Terisolasi dengan sumberdayanya sendiri, kelas buruh Rusia pasti akan diremukkan oleh kontra-revolusi ketika kaum tani meninggalkan mereka. Mereka tidak punya pilihan lain selain menghubungkan nasib kekuasaan politiknya dan nasib seluruh Revolusi Rusia dengan nasib revolusi sosialis di Eropa. Dengan kekuatan politik-negara yang luar biasa, yang diperolehnya karena kombinasi kondisi-kondisi sementara di dalam revolusi borjuis Rusia, ia akan mengubah perimbangan perjuangan kelas di seluruh dunia kapitalis. Dengan kekuasaan negara di tangannya, dengan kekuatan kontra-revolusi di belakangnya dan kekuatan reaksioner Eropa di mukanya, kelas buruh Rusia akan mengirim sebuah pekik perjuangan yang tua kepada kamerad-kameradnya di seluruh dunia, yang sekarang akan menjadi sebuah seruan untuk serangan yang terakhir: Buruh Sedunia, Bersatulah!  


Catatan

[1] Perpetual Motion (gerak-kekal) adalah sebuah konsep utopis dimana sebuah benda dapat bergerak selamanya, dimana konsep ini melanggar hukum konservasi energi.

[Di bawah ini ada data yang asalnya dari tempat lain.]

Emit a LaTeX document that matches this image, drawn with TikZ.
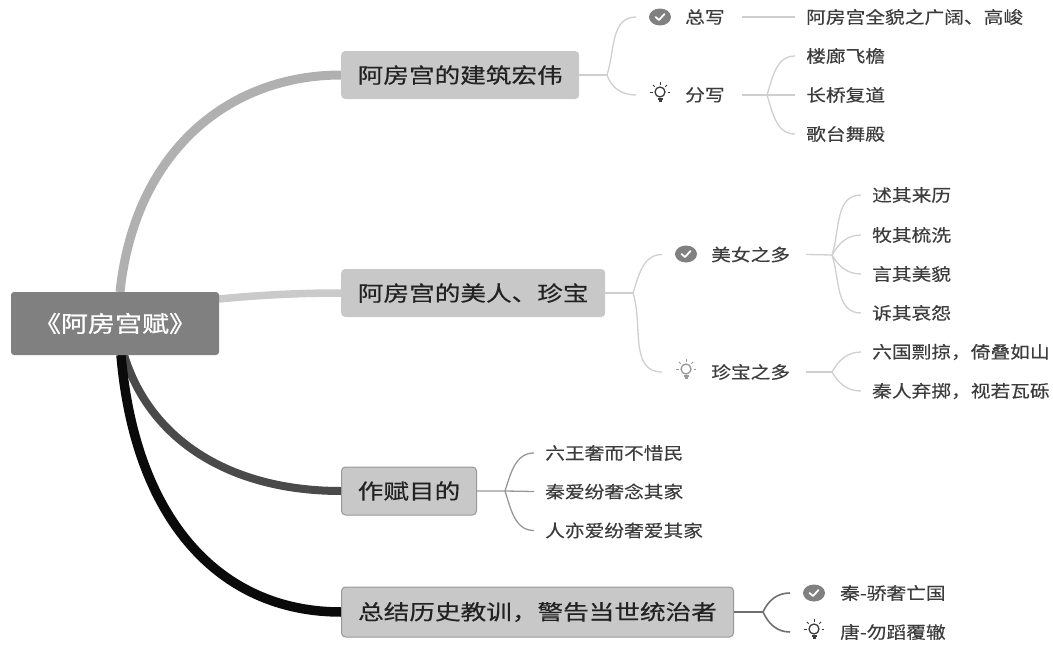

[2] Baca kata pengantar saya untuk Address To The Jury oleh F. Lassalle, diterbitkan oleh Molot – L.T.

[3] Franz Josef I Karl (1830 – 1916) adalah Kaisar Austria dari keluarga dinasti Habsburg

[4] Kabinet Oktober yang dimaksud disini adalah pemerintahan Tsar Rusia yang melahirkan Manifesto Oktober yang diproklamirkan karena tekanan dari Revolusi 1905. Manifesto Oktober ini diproklamirkan pada 17 Oktober 1905, dan menjamin dan meluaskan kebebasan demokrasi rakyat Rusia.

[5] Duma adalah bahasa Rusia untuk dewan munisipal di bawah pemerintahan Tsar, yang dbentuk pada 1905.

[6] Ignacy Daszynski (1866-1936) adalah seorang politisi Polandia, dan pemimpin dari Partai Sosialis Polandia. Dia adalah seorang anti-Bolshevik.

[7] Perang Franco-Prussia adalah perang yang berlangsung dari 1870 hingga 1871 yang menelan korban sekitar 250 ribu jiwa. Prancis kalah di dalam peperangan ini, dan kemarahan akibat perang ini membuat kaum pekerja Prancis berang, terutama karena merekalah korban dari perang ini dan dipaksa membayar ganti-rugi perang kepada Prussia. Ini memercikkan Revolusi Komune Paris 1871

[8] Napoleon III (1808-1873) atau dikenal juga sebagai Louis Napoleon Bonaparte adalah keponakan dari Napoleon I. Dia adalah presiden dari Republik Kedua Prancis (1848-1852), setelah Revolusi Prancis 1848, lalu Kaisar dari Kerajaan Prancis Kedua (1852-1870) setelah dia meluncurkan kudeta yang menghancurkan Revolusi Prancis 1848. Marx menulis banyak mengenai dia, dalam karyanya Eighteenth Brumaire of Louis Bonaparte mengenai Revolusi Prancis 1848, dan lalu Civil War and France mengenai perang Franco-Prussia dan Komune Paris yang menyusulinya.

[9] Mikado adalah istilah tua untuk Kaisar Jepang.

[10] Perang Boer (1899-1902) adalah perang yang terjadi di Afrika Selatan, antara negeri-negeri di Afrika Selatan (South African Republic dan Orange Free State) dengan negeri imperialis Inggris. Kaum Boer adalah orang-orang keturunan Eropa di Afrika Selatan yang berimigrasi sejak abad ke-17 dan lalu membentuk negeri-negeri yang independen. Mereka berjuang untuk mempertahankan negeri mereka dari Inggris yang ingin menjajah mereka. Kaum Boer kalah dalam peperangan ini, dan lalu negeri-negeri mereka dianeksasi dan disatukan menjadi Union of South Africa pada 1910.

[11] Biro Internasional Sosialis adalah organisasi permanen dari Internasional Kedua. Biro ini dibentuk pada 1900 di kongres Paris. Sebelum Biro ini terbentuk, tidak ada infrastruktur organisasi di dalam Internasional Kedua yang sudah eksis sejak 1889.

[12] Ternyata resolusi ini tidak efektif. Pada 1914, partai-partai sosial demokrasi Internasional Kedua mendukung Perang Dunia Kedua.